The Last Graduate (The Scholomance 2) by Naomi Novik

Stars: 5 out of 5

This is an excellent continuation of the Scholomance series. It picks up moments after the end of book one and its ominous warning and leaves El and her friends with a plethora of new problems. The most pressing of which is getting ready for graduation. They all know what is waiting for them down in the graduation hall and that not all of them will make it out alive. It’s time to form alliances and play your cards right. Because surviving graduation is only the first step. If you are lucky enough, you might also get a spot in an enclave after.

I loved El’s character growth in this book. Her slow realization that she had friends she can rely on. And her bigger realization that surviving graduation on her own isn’t enough anymore. She also wants to make sure her friends survive. And most of the other graduates as well, even if some of them are from enclaves, but she is finding out that they are good people after all, flawed, entitles, clueless as to how life is for non-enclavers, but not intrinsically bad. 

It was also interesting to see her progressively feel more and more responsible for the first years that she had to have classes with. To come to the realization that they would have to deal with graduation as well in four years, and that the cleaning measures they had repaired might break again before their graduation. And if that happened, they would have to face a room full of hungry mals and no El or Orion to protect them… El is finally learning how to care about people other than herself and it’s a wonderful thing to see. That’s character growth at its best. 

The stakes felt real in this book as well. Graduation is coming whether our characters want it or not, and they have to work together to survive it. I loved how this idea slowly dawned on everybody and how people finally started cooperating. And that when El came up with her insane plan, mostly everyone backed her up. Granted, the fact that the Scholomance itself was actively encouraging them to be useful was a good inciting factor as well.

Speaking of the Scholomance, loved the revelation that the school was, if not sentient, then at least aware. That all these years, it’s been trying to fulfill its purpose the best it could, even with failing security measures and cleaning spells in the graduation hall. Even if that meant mercilessly training the kids in its charge so that they stood at least a chance to survive graduation. Even if that meant paring the week and feeding them to the mals, so that the strong had a better chance at making it out alive. I mean what an impossible conundrum – it’s tasked to protect all the gifted children of the world… and is forced to make tough choices to protect at least some of them.

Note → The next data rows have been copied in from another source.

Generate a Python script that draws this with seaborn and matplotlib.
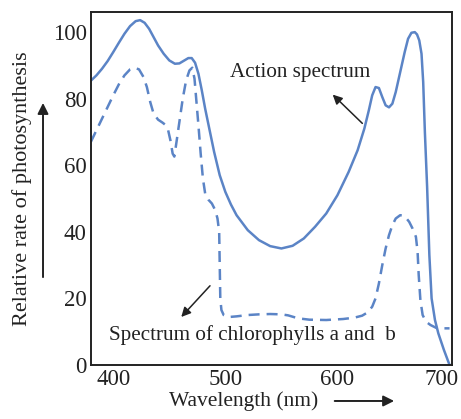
import numpy as np
import pandas as pd
import seaborn as sns
import matplotlib.pyplot as plt
from matplotlib.patches import FancyArrowPatch
from matplotlib.transforms import ScaledTranslation

# action spectrum (solid line)
action_nm = [380, 385, 390, 395, 400, 405, 410, 415, 420, 424, 428, 432, 436, 440,
             445, 450, 455, 459, 463, 467, 470, 473, 476, 479, 482, 486, 490, 495,
             500, 505, 510, 520, 530, 540, 550, 560, 570, 580, 590, 600, 610, 618,
             624, 628, 631, 634, 637, 640, 643, 646, 649, 652, 656, 660, 663, 666,
             669, 671, 673, 675, 676.5, 678, 680, 682, 684, 687, 690, 695, 700]
action_rate = [85.4, 87, 89, 91.3, 94, 96.8, 99.5, 101.8, 103.3, 103.6, 102.8, 101, 98.5, 96,
               93.5, 91.5, 90.5, 90.6, 91.4, 92.2, 92.2, 90.8, 87.5, 82.5, 77, 70.5, 64, 57,
               52, 48.2, 45, 40.5, 37.5, 35.7, 35, 35.8, 38, 41.5, 45.5, 51, 58, 64.5,
               71, 76.5, 81, 83.5, 83.2, 80.5, 78, 77.4, 78.5, 82, 88, 94, 98, 99.8,
               100, 99.3, 97.5, 93.5, 85, 70, 53.5, 33, 20, 13.5, 9.5, 4.5, 0]

# absorption spectrum of chlorophylls a and b (dashed line)
chl_nm = [380, 385, 390, 395, 400, 405, 410, 415, 419, 423, 427, 430, 433, 436,
          440, 444, 447, 449, 451, 453, 454.5, 456, 459, 462, 465, 468, 470.5, 472.5,
          474, 476, 478, 480, 482, 485, 488, 491, 493, 494.5, 495, 495.5, 496.5, 498.5,
          503, 510, 520, 530, 540, 550, 556, 565, 575, 590, 605, 615, 622, 627,
          631, 634, 637, 640, 643, 646, 649, 652, 656, 660, 664, 667, 670, 671.5,
          672.5, 674, 676, 679, 683, 689, 700]
chl_rate = [67, 70.5, 74, 77.5, 81, 84.3, 87, 88.8, 89.3, 88.8, 86.5, 83.5, 79, 75.5,
            73.7, 72.8, 72, 70.5, 67.5, 63.5, 62.6, 66, 73, 80, 85.5, 88.5, 89.3, 86,
            80, 72, 63.5, 56, 51.5, 49.6, 48.5, 46.5, 44, 40, 30, 20, 16.5, 15,
            14.4, 14.6, 15, 15.2, 15.3, 15.2, 14.9, 14, 13.6, 13.5, 13.8, 14.2, 14.8, 15.8,
            17.5, 20, 24.5, 30, 35, 39, 42, 44, 45, 44.7, 43, 41, 38.5, 34,
            27, 19.5, 15, 13, 12, 11, 11]

x_ticks = [400, 500, 600, 700]
y_ticks = [0, 20, 40, 60, 80, 100]

BLUE = "#5b84c6"
INK = "#222222"

sns.set_theme(style="white")
plt.rcParams['font.family'] = ['Liberation Serif', 'DejaVu Serif']

fig = plt.figure(figsize=(4.61, 4.19), dpi=100)
ax = fig.add_axes([0.197, 0.129, 0.783, 0.842])

action = pd.DataFrame({"nm": action_nm, "rate": action_rate})
chl = pd.DataFrame({"nm": chl_nm, "rate": chl_rate})

sns.lineplot(data=action, x="nm", y="rate", ax=ax, color=BLUE, linewidth=1.8,
             sort=False, estimator=None)
sns.lineplot(data=chl, x="nm", y="rate", ax=ax, color=BLUE, linewidth=1.8,
             sort=False, estimator=None, linestyle=(0, (4.4, 2.8)))

ax.set_xlim(380, 702)
ax.set_ylim(0, 106)
ax.set_xticks(x_ticks)
ax.set_yticks(y_ticks)
ax.tick_params(direction="in", length=7, width=1.2, labelsize=16.5, colors=INK, pad=3)
for s in ax.spines.values():
    s.set_color(INK)
    s.set_linewidth(1.4)
    s.set_visible(True)
ax.set_xlabel("")
ax.set_ylabel("")

# nudge the "700" label left, as in the original, so it stays inside the picture
last = ax.get_xticklabels()[-1]
last.set_transform(last.get_transform() + ScaledTranslation(-8 / 100, 0, fig.dpi_scale_trans))

# curve labels with arrows
ax.text(567, 87.8, "Action spectrum", fontsize=15.2, color=INK, ha="center", va="center")
ax.annotate("", xy=(594, 81.8), xytext=(624, 72),
            arrowprops=dict(arrowstyle="-|>", color=INK, lw=1.1, mutation_scale=14))
ax.text(524, 9, "Spectrum of chlorophylls a and  b", fontsize=15.2, color=INK,
        ha="center", va="center")
ax.annotate("", xy=(459, 13.8), xytext=(488, 24.4),
            arrowprops=dict(arrowstyle="-|>", color=INK, lw=1.1, mutation_scale=14))

# axis titles with their arrows
fig.text(0.048, 0.549, "Relative rate of photosynthesis", rotation=90, fontsize=16,
         color=INK, ha="center", va="center")
fig.text(0.529, 0.043, "Wavelength (nm)", fontsize=15.5, color=INK, ha="center", va="center")
fig.patches.append(FancyArrowPatch(
    (0.0933, 0.332), (0.0933, 0.761), transform=fig.transFigure, arrowstyle="-|>",
    color=INK, lw=1.4, mutation_scale=16))
fig.patches.append(FancyArrowPatch(
    (0.720, 0.043), (0.861, 0.043), transform=fig.transFigure, arrowstyle="-|>",
    color=INK, lw=1.4, mutation_scale=16))

plt.savefig("out.png", dpi=100)
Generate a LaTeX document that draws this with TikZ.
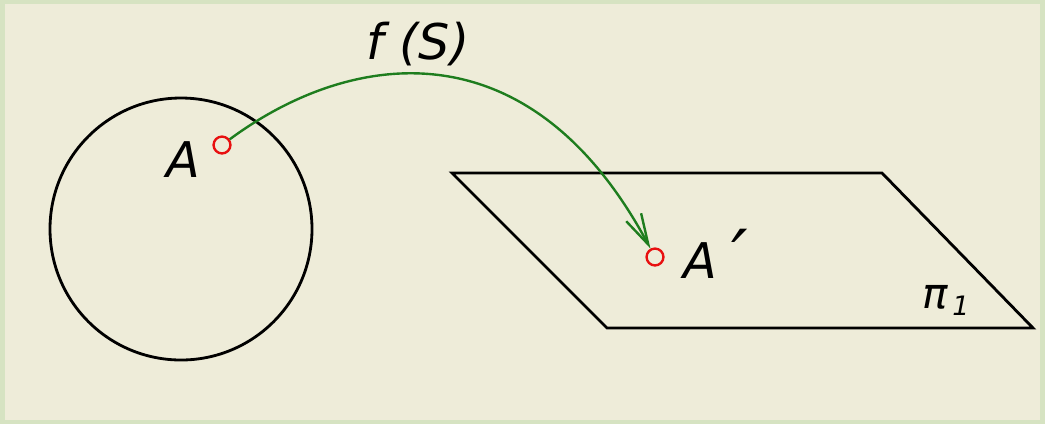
\documentclass[tikz,border=0pt]{standalone}
\usepackage{fontspec}
\setmainfont{DejaVu Sans}
\usetikzlibrary{arrows.meta, positioning}
\definecolor{frame}{HTML}{D6E3C2}
\definecolor{paper}{HTML}{EEECD9}
\definecolor{arc}{HTML}{1E7D1E}
\definecolor{dot}{HTML}{E81010}

\begin{document}
\begin{tikzpicture}[x=0.025cm, y=-0.025cm, line width=2pt,
  point/.style={circle, draw=dot, line width=1.7pt, inner sep=0pt, minimum size=12pt},
  lbl/.style={font=\fontsize{35}{40}\selectfont\itshape}]
  % Rahmen und Hintergrund
  \fill[frame] (0,0) rectangle (1045,424);
  \fill[paper] (5,4) rectangle (1040,420);
  \useasboundingbox (0,0) rectangle (1045,424);

  % Kugel und Ebene
  \draw (181,229) circle[radius=131];
  \draw (452,173) -- (882,173) -- (1033,328) -- (607,328) -- cycle;

  % Punkte
  \node[point] (A) at (222,145) {};
  \node[point] (A2) at (655,257) {};
  \node[lbl, left=4pt of A, yshift=-10pt] (lA) {A};
  \node[lbl, right=9pt of A2, yshift=1pt] (lA2) {A\hspace{10pt}{\fontsize{52}{52}\selectfont\raisebox{-3pt}{′}}};
  \node[font=\fontsize{30}{36}\selectfont\itshape] (pi) at (946,300) {π\hspace{3pt}\fontsize{19}{24}\selectfont\raisebox{-5pt}{1}};

  % Abbildung
  \draw[arc, line width=1.7pt, -{Straight Barb[length=22pt, width=12pt]}]
    (A) .. controls (352,49) and (530,24) .. (A2);
  \node[lbl] (f) at (418,44) {f (S)};
\end{tikzpicture}
\end{document}
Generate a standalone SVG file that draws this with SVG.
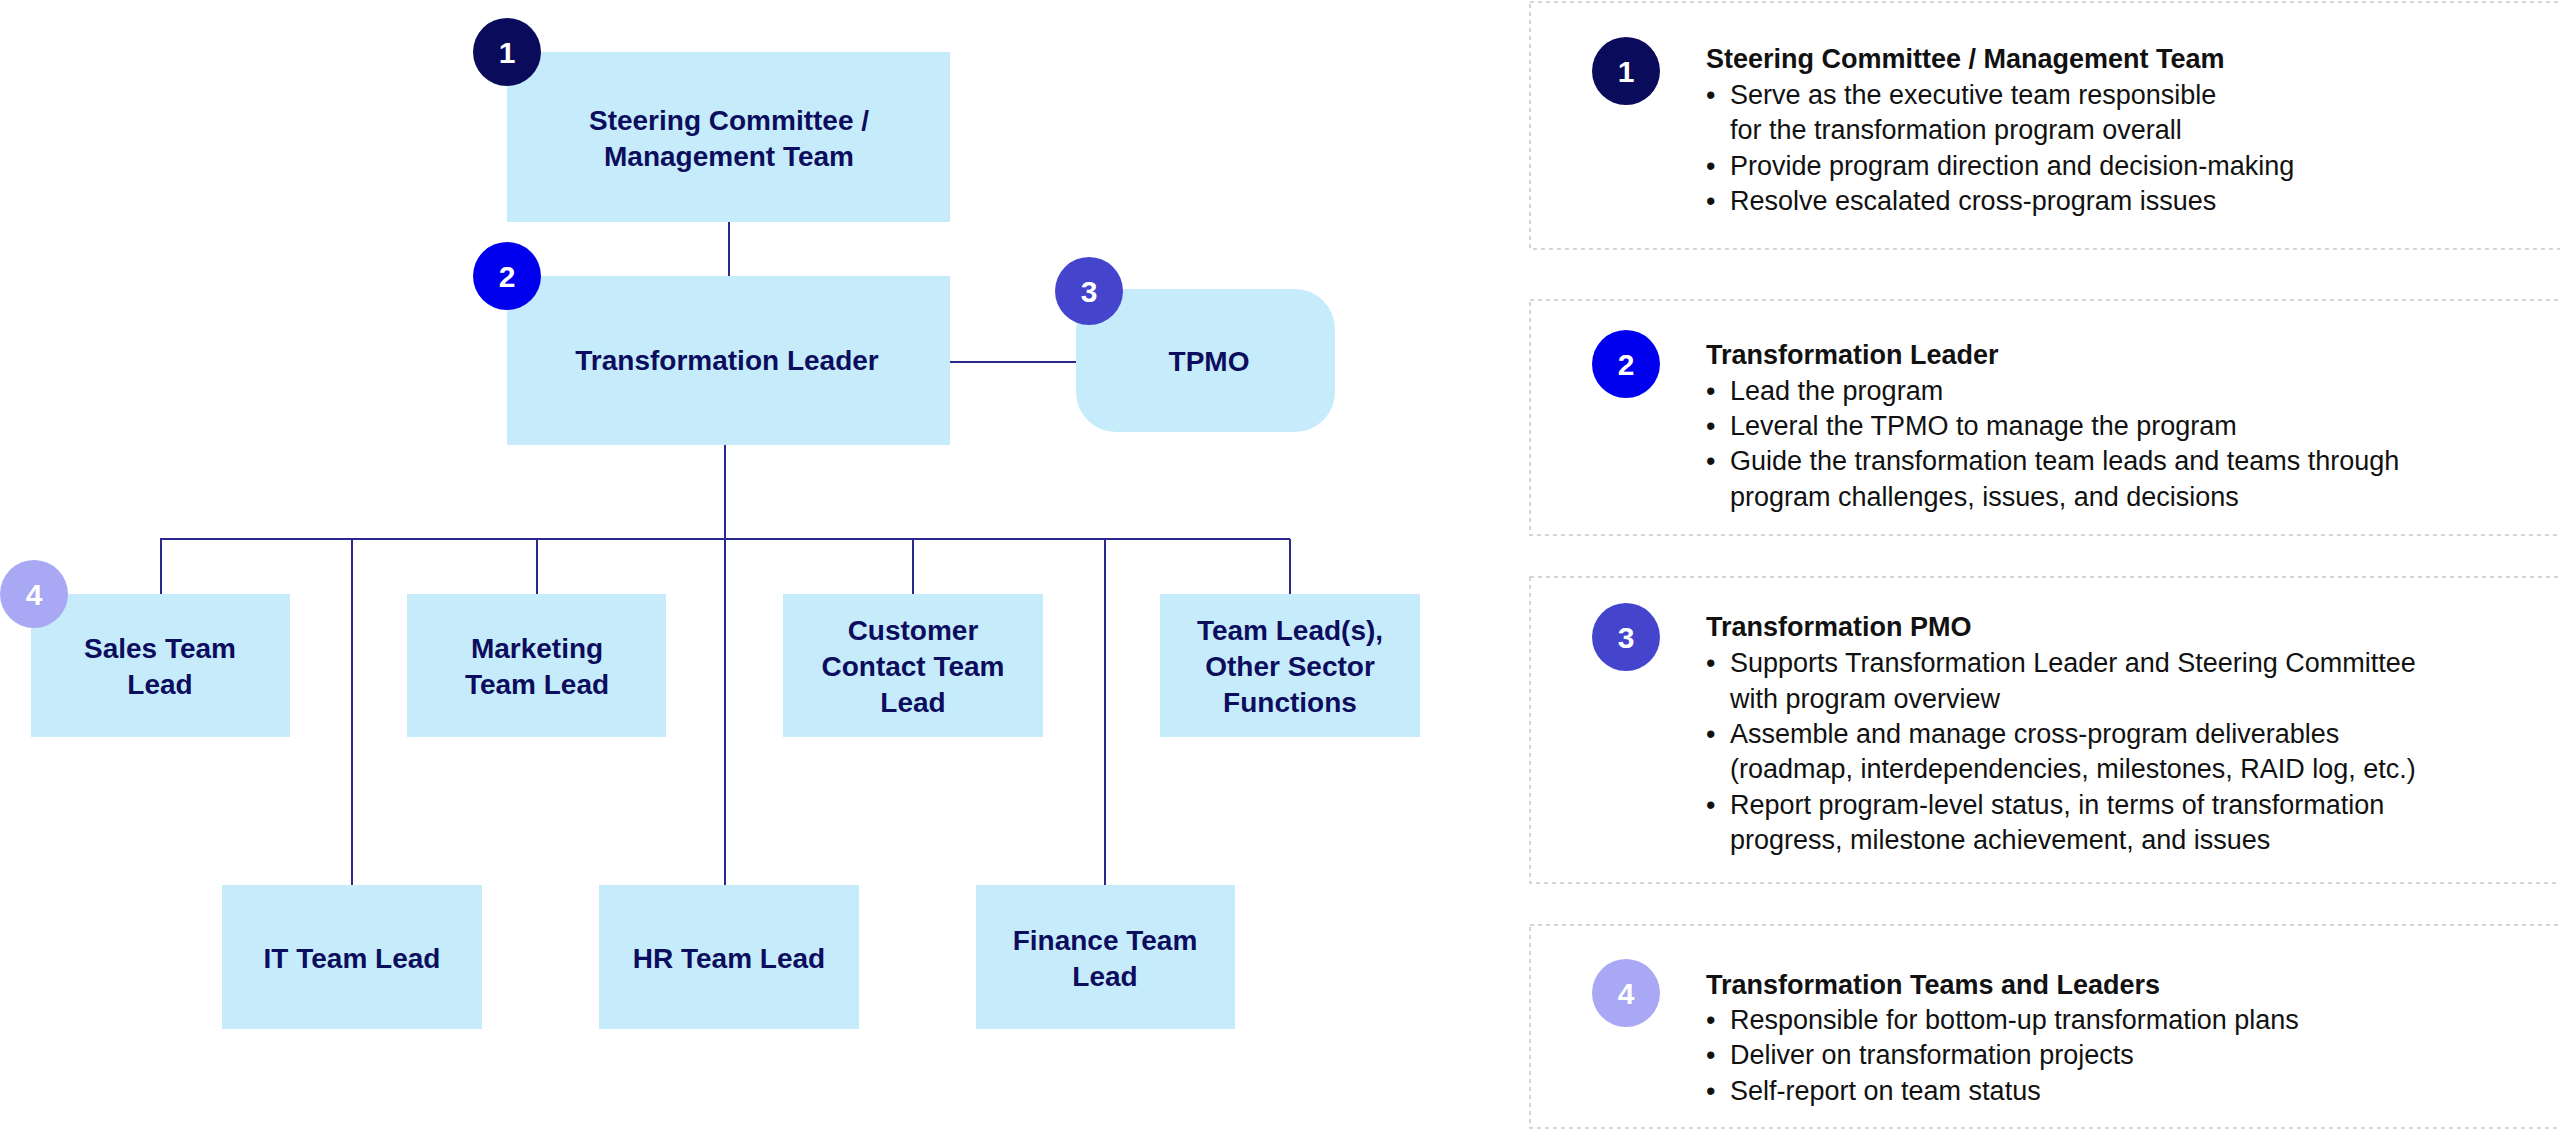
<svg xmlns="http://www.w3.org/2000/svg" width="2560" height="1130" viewBox="0 0 2560 1130">
<style>
.box{fill:#c6ecfb}
.nt{font-family:"Liberation Sans",Arial,sans-serif;font-weight:bold;font-size:28px;fill:#0d0d5e;text-anchor:middle}
.num{font-family:"Liberation Sans",Arial,sans-serif;font-weight:bold;font-size:30px;fill:#fff;text-anchor:middle}
.ln{stroke:#2a2a8c;stroke-width:2;fill:none}
.panel{fill:none;stroke:#c8c8c8;stroke-width:1.5;stroke-dasharray:4 4}
.h{font-family:"Liberation Sans",Arial,sans-serif;font-weight:bold;font-size:27px;fill:#111}
.t{font-family:"Liberation Sans",Arial,sans-serif;font-size:27px;fill:#111}
</style>
<rect width="2560" height="1130" fill="#fff"/>
<g id="connectors" class="ln">
<line x1="729" y1="222" x2="729" y2="276"/>
<line x1="950" y1="362" x2="1076" y2="362"/>
<line x1="725" y1="445" x2="725" y2="885"/>
<line x1="160" y1="539" x2="1290" y2="539"/>
<line x1="161" y1="539" x2="161" y2="594"/>
<line x1="352" y1="539" x2="352" y2="885"/>
<line x1="537" y1="539" x2="537" y2="594"/>
<line x1="913" y1="539" x2="913" y2="594"/>
<line x1="1105" y1="539" x2="1105" y2="885"/>
<line x1="1290" y1="539" x2="1290" y2="594"/>
</g>
<g id="steering"><rect class="box" x="507" y="52" width="443" height="170"/><text class="nt" x="729" y="130">Steering Committee /</text><text class="nt" x="729" y="166">Management Team</text><circle cx="507" cy="52" r="34" fill="#0b0b5c"/><text class="num" x="507" y="63">1</text></g>
<g id="leader"><rect class="box" x="507" y="276" width="443" height="169"/><text class="nt" x="727" y="370">Transformation Leader</text><circle cx="507" cy="276" r="34" fill="#0000ee"/><text class="num" x="507" y="287">2</text></g>
<g id="tpmo"><rect class="box" x="1076" y="289" width="259" height="143" rx="40"/><text class="nt" x="1209" y="371">TPMO</text><circle cx="1089" cy="291" r="34" fill="#4444cc"/><text class="num" x="1089" y="302">3</text></g>
<g id="sales"><rect class="box" x="31" y="594" width="259" height="143"/><text class="nt" x="160" y="658">Sales Team</text><text class="nt" x="160" y="694">Lead</text><circle cx="34" cy="594" r="34" fill="#a8a8f5"/><text class="num" x="34" y="605">4</text></g>
<g id="marketing"><rect class="box" x="407" y="594" width="259" height="143"/><text class="nt" x="537" y="658">Marketing</text><text class="nt" x="537" y="694">Team Lead</text></g>
<g id="customer"><rect class="box" x="783" y="594" width="260" height="143"/><text class="nt" x="913" y="640">Customer</text><text class="nt" x="913" y="676">Contact Team</text><text class="nt" x="913" y="712">Lead</text></g>
<g id="other"><rect class="box" x="1160" y="594" width="260" height="143"/><text class="nt" x="1290" y="640">Team Lead(s),</text><text class="nt" x="1290" y="676">Other Sector</text><text class="nt" x="1290" y="712">Functions</text></g>
<g id="it"><rect class="box" x="222" y="885" width="260" height="144"/><text class="nt" x="352" y="968">IT Team Lead</text></g>
<g id="hr"><rect class="box" x="599" y="885" width="260" height="144"/><text class="nt" x="729" y="968">HR Team Lead</text></g>
<g id="finance"><rect class="box" x="976" y="885" width="259" height="144"/><text class="nt" x="1105" y="950">Finance Team</text><text class="nt" x="1105" y="986">Lead</text></g>
<g id="panel1"><rect class="panel" x="1530" y="2" width="1040" height="247"/><circle cx="1626" cy="71" r="34" fill="#0b0b5c"/><text class="num" x="1626" y="82">1</text>
<text class="h" x="1706" y="68">Steering Committee / Management Team</text>
<text class="t" x="1706" y="104">•</text><text class="t" x="1730" y="104">Serve as the executive team responsible</text>
<text class="t" x="1730" y="139">for the transformation program overall</text>
<text class="t" x="1706" y="175">•</text><text class="t" x="1730" y="175">Provide program direction and decision-making</text>
<text class="t" x="1706" y="210">•</text><text class="t" x="1730" y="210">Resolve escalated cross-program issues</text></g>
<g id="panel2"><rect class="panel" x="1530" y="300" width="1040" height="235"/><circle cx="1626" cy="364" r="34" fill="#0000ee"/><text class="num" x="1626" y="375">2</text>
<text class="h" x="1706" y="364">Transformation Leader</text>
<text class="t" x="1706" y="400">•</text><text class="t" x="1730" y="400">Lead the program</text>
<text class="t" x="1706" y="435">•</text><text class="t" x="1730" y="435">Leveral the TPMO to manage the program</text>
<text class="t" x="1706" y="470">•</text><text class="t" x="1730" y="470">Guide the transformation team leads and teams through</text>
<text class="t" x="1730" y="506">program challenges, issues, and decisions</text></g>
<g id="panel3"><rect class="panel" x="1530" y="577" width="1040" height="306"/><circle cx="1626" cy="637" r="34" fill="#4444cc"/><text class="num" x="1626" y="648">3</text>
<text class="h" x="1706" y="636">Transformation PMO</text>
<text class="t" x="1706" y="672">•</text><text class="t" x="1730" y="672">Supports Transformation Leader and Steering Committee</text>
<text class="t" x="1730" y="708">with program overview</text>
<text class="t" x="1706" y="743">•</text><text class="t" x="1730" y="743">Assemble and manage cross-program deliverables</text>
<text class="t" x="1730" y="778">(roadmap, interdependencies, milestones, RAID log, etc.)</text>
<text class="t" x="1706" y="814">•</text><text class="t" x="1730" y="814">Report program-level status, in terms of transformation</text>
<text class="t" x="1730" y="849">progress, milestone achievement, and issues</text></g>
<g id="panel4"><rect class="panel" x="1530" y="925" width="1040" height="203"/><circle cx="1626" cy="993" r="34" fill="#a8a8f5"/><text class="num" x="1626" y="1004">4</text>
<text class="h" x="1706" y="994">Transformation Teams and Leaders</text>
<text class="t" x="1706" y="1029">•</text><text class="t" x="1730" y="1029">Responsible for bottom-up transformation plans</text>
<text class="t" x="1706" y="1064">•</text><text class="t" x="1730" y="1064">Deliver on transformation projects</text>
<text class="t" x="1706" y="1100">•</text><text class="t" x="1730" y="1100">Self-report on team status</text></g>
</svg>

The ending was heartbreaking. I really hope that we haven’t seen the last of Orion. On a different note, I love that this didn’t evolve like the typical YA love story.  In fact, romantic interests are the least of our characters problems in this series so far. Sure, they pair up, do the typical teenage things, but it’s not the focus of the story, and I’m glad about it.

All in all, I’m loving this series so far. It’s a well-constructed world with complex characters that you can’t help but empathize with.